══ Dataset entries ══

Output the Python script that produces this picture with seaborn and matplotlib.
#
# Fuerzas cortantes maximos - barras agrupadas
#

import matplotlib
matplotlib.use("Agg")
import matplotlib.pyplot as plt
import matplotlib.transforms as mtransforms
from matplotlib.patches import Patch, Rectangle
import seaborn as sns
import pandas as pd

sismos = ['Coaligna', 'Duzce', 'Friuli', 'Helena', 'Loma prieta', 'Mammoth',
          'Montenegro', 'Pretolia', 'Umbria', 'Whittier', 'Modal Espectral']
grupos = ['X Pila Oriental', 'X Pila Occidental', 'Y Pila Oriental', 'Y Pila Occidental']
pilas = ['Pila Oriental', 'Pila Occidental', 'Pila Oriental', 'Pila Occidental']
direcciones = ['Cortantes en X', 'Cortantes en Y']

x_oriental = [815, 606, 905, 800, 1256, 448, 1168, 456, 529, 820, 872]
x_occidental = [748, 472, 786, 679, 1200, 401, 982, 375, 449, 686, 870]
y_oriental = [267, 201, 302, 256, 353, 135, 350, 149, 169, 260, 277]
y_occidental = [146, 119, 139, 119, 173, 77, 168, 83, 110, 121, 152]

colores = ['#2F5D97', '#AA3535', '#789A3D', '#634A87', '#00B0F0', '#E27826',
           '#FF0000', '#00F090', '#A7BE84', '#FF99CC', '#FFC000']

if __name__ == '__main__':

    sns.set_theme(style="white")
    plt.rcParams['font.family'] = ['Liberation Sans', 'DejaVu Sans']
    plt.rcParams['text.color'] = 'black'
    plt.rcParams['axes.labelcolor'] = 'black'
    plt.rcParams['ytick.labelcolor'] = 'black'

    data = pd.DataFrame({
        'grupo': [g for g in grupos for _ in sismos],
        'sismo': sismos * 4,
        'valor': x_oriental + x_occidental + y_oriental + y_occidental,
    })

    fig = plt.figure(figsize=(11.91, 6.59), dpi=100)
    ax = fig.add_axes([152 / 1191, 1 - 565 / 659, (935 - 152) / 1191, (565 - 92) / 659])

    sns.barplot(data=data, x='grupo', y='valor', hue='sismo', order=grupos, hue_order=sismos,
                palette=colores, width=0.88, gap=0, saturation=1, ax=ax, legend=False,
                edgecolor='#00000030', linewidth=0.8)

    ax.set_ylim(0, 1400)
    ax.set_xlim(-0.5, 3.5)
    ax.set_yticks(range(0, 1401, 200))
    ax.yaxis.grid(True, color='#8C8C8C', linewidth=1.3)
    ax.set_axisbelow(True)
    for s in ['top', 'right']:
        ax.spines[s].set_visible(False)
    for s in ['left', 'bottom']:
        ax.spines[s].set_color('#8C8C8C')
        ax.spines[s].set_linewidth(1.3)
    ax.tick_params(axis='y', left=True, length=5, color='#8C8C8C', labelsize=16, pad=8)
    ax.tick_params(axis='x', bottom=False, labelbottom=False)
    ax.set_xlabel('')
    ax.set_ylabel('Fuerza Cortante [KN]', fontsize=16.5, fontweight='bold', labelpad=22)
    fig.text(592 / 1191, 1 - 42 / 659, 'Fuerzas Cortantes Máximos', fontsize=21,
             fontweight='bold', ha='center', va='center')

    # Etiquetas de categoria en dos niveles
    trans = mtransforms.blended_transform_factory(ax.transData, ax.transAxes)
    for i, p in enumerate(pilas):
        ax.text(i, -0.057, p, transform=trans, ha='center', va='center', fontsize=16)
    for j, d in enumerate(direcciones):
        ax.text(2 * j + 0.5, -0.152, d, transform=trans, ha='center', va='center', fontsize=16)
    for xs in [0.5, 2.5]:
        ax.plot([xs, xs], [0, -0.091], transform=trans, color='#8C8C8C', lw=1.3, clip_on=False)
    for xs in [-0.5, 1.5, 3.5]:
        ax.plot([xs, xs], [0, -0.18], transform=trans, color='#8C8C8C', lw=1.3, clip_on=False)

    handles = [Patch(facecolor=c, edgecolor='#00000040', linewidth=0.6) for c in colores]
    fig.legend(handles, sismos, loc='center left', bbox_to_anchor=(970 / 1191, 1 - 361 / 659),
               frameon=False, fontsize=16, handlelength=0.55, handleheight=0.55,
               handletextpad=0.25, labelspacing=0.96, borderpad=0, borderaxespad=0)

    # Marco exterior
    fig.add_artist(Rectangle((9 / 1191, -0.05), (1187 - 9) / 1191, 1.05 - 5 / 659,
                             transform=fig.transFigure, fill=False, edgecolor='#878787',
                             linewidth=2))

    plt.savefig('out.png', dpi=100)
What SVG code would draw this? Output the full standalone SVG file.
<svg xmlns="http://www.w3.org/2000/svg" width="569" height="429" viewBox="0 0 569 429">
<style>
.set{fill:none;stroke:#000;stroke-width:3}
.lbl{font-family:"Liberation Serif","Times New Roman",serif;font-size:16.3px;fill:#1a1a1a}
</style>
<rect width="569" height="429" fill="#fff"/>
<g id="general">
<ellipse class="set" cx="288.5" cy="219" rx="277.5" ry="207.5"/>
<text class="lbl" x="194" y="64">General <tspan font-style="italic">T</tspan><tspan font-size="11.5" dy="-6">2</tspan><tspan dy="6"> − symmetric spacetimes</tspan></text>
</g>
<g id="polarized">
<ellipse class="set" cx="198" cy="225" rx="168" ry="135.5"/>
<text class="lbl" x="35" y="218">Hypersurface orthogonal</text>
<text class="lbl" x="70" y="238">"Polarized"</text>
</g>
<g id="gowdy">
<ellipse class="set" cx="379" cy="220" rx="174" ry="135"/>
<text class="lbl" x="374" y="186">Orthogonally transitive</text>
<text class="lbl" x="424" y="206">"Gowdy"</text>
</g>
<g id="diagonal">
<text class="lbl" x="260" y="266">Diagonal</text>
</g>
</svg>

═══

> **Given exercise**:
Extract every record. Keep wording exact.

> **Problem solution**:
Output the Python script that produces this picture with seaborn and matplotlib.
#
# Fuerzas cortantes maximos - barras agrupadas
#

import matplotlib
matplotlib.use("Agg")
import matplotlib.pyplot as plt
import matplotlib.transforms as mtransforms
from matplotlib.patches import Patch, Rectangle
import seaborn as sns
import pandas as pd

sismos = ['Coaligna', 'Duzce', 'Friuli', 'Helena', 'Loma prieta', 'Mammoth',
          'Montenegro', 'Pretolia', 'Umbria', 'Whittier', 'Modal Espectral']
grupos = ['X Pila Oriental', 'X Pila Occidental', 'Y Pila Oriental', 'Y Pila Occidental']
pilas = ['Pila Oriental', 'Pila Occidental', 'Pila Oriental', 'Pila Occidental']
direcciones = ['Cortantes en X', 'Cortantes en Y']

x_oriental = [815, 606, 905, 800, 1256, 448, 1168, 456, 529, 820, 872]
x_occidental = [748, 472, 786, 679, 1200, 401, 982, 375, 449, 686, 870]
y_oriental = [267, 201, 302, 256, 353, 135, 350, 149, 169, 260, 277]
y_occidental = [146, 119, 139, 119, 173, 77, 168, 83, 110, 121, 152]

colores = ['#2F5D97', '#AA3535', '#789A3D', '#634A87', '#00B0F0', '#E27826',
           '#FF0000', '#00F090', '#A7BE84', '#FF99CC', '#FFC000']

if __name__ == '__main__':

    sns.set_theme(style="white")
    plt.rcParams['font.family'] = ['Liberation Sans', 'DejaVu Sans']
    plt.rcParams['text.color'] = 'black'
    plt.rcParams['axes.labelcolor'] = 'black'
    plt.rcParams['ytick.labelcolor'] = 'black'

    data = pd.DataFrame({
        'grupo': [g for g in grupos for _ in sismos],
        'sismo': sismos * 4,
        'valor': x_oriental + x_occidental + y_oriental + y_occidental,
    })

    fig = plt.figure(figsize=(11.91, 6.59), dpi=100)
    ax = fig.add_axes([152 / 1191, 1 - 565 / 659, (935 - 152) / 1191, (565 - 92) / 659])

    sns.barplot(data=data, x='grupo', y='valor', hue='sismo', order=grupos, hue_order=sismos,
                palette=colores, width=0.88, gap=0, saturation=1, ax=ax, legend=False,
                edgecolor='#00000030', linewidth=0.8)

    ax.set_ylim(0, 1400)
    ax.set_xlim(-0.5, 3.5)
    ax.set_yticks(range(0, 1401, 200))
    ax.yaxis.grid(True, color='#8C8C8C', linewidth=1.3)
    ax.set_axisbelow(True)
    for s in ['top', 'right']:
        ax.spines[s].set_visible(False)
    for s in ['left', 'bottom']:
        ax.spines[s].set_color('#8C8C8C')
        ax.spines[s].set_linewidth(1.3)
    ax.tick_params(axis='y', left=True, length=5, color='#8C8C8C', labelsize=16, pad=8)
    ax.tick_params(axis='x', bottom=False, labelbottom=False)
    ax.set_xlabel('')
    ax.set_ylabel('Fuerza Cortante [KN]', fontsize=16.5, fontweight='bold', labelpad=22)
    fig.text(592 / 1191, 1 - 42 / 659, 'Fuerzas Cortantes Máximos', fontsize=21,
             fontweight='bold', ha='center', va='center')

    # Etiquetas de categoria en dos niveles
    trans = mtransforms.blended_transform_factory(ax.transData, ax.transAxes)
    for i, p in enumerate(pilas):
        ax.text(i, -0.057, p, transform=trans, ha='center', va='center', fontsize=16)
    for j, d in enumerate(direcciones):
        ax.text(2 * j + 0.5, -0.152, d, transform=trans, ha='center', va='center', fontsize=16)
    for xs in [0.5, 2.5]:
        ax.plot([xs, xs], [0, -0.091], transform=trans, color='#8C8C8C', lw=1.3, clip_on=False)
    for xs in [-0.5, 1.5, 3.5]:
        ax.plot([xs, xs], [0, -0.18], transform=trans, color='#8C8C8C', lw=1.3, clip_on=False)

    handles = [Patch(facecolor=c, edgecolor='#00000040', linewidth=0.6) for c in colores]
    fig.legend(handles, sismos, loc='center left', bbox_to_anchor=(970 / 1191, 1 - 361 / 659),
               frameon=False, fontsize=16, handlelength=0.55, handleheight=0.55,
               handletextpad=0.25, labelspacing=0.96, borderpad=0, borderaxespad=0)

    # Marco exterior
    fig.add_artist(Rectangle((9 / 1191, -0.05), (1187 - 9) / 1191, 1.05 - 5 / 659,
                             transform=fig.transFigure, fill=False, edgecolor='#878787',
                             linewidth=2))

    plt.savefig('out.png', dpi=100)
What SVG code would draw this? Output the full standalone SVG file.
<svg xmlns="http://www.w3.org/2000/svg" width="569" height="429" viewBox="0 0 569 429">
<style>
.set{fill:none;stroke:#000;stroke-width:3}
.lbl{font-family:"Liberation Serif","Times New Roman",serif;font-size:16.3px;fill:#1a1a1a}
</style>
<rect width="569" height="429" fill="#fff"/>
<g id="general">
<ellipse class="set" cx="288.5" cy="219" rx="277.5" ry="207.5"/>
<text class="lbl" x="194" y="64">General <tspan font-style="italic">T</tspan><tspan font-size="11.5" dy="-6">2</tspan><tspan dy="6"> − symmetric spacetimes</tspan></text>
</g>
<g id="polarized">
<ellipse class="set" cx="198" cy="225" rx="168" ry="135.5"/>
<text class="lbl" x="35" y="218">Hypersurface orthogonal</text>
<text class="lbl" x="70" y="238">"Polarized"</text>
</g>
<g id="gowdy">
<ellipse class="set" cx="379" cy="220" rx="174" ry="135"/>
<text class="lbl" x="374" y="186">Orthogonally transitive</text>
<text class="lbl" x="424" y="206">"Gowdy"</text>
</g>
<g id="diagonal">
<text class="lbl" x="260" y="266">Diagonal</text>
</g>
</svg>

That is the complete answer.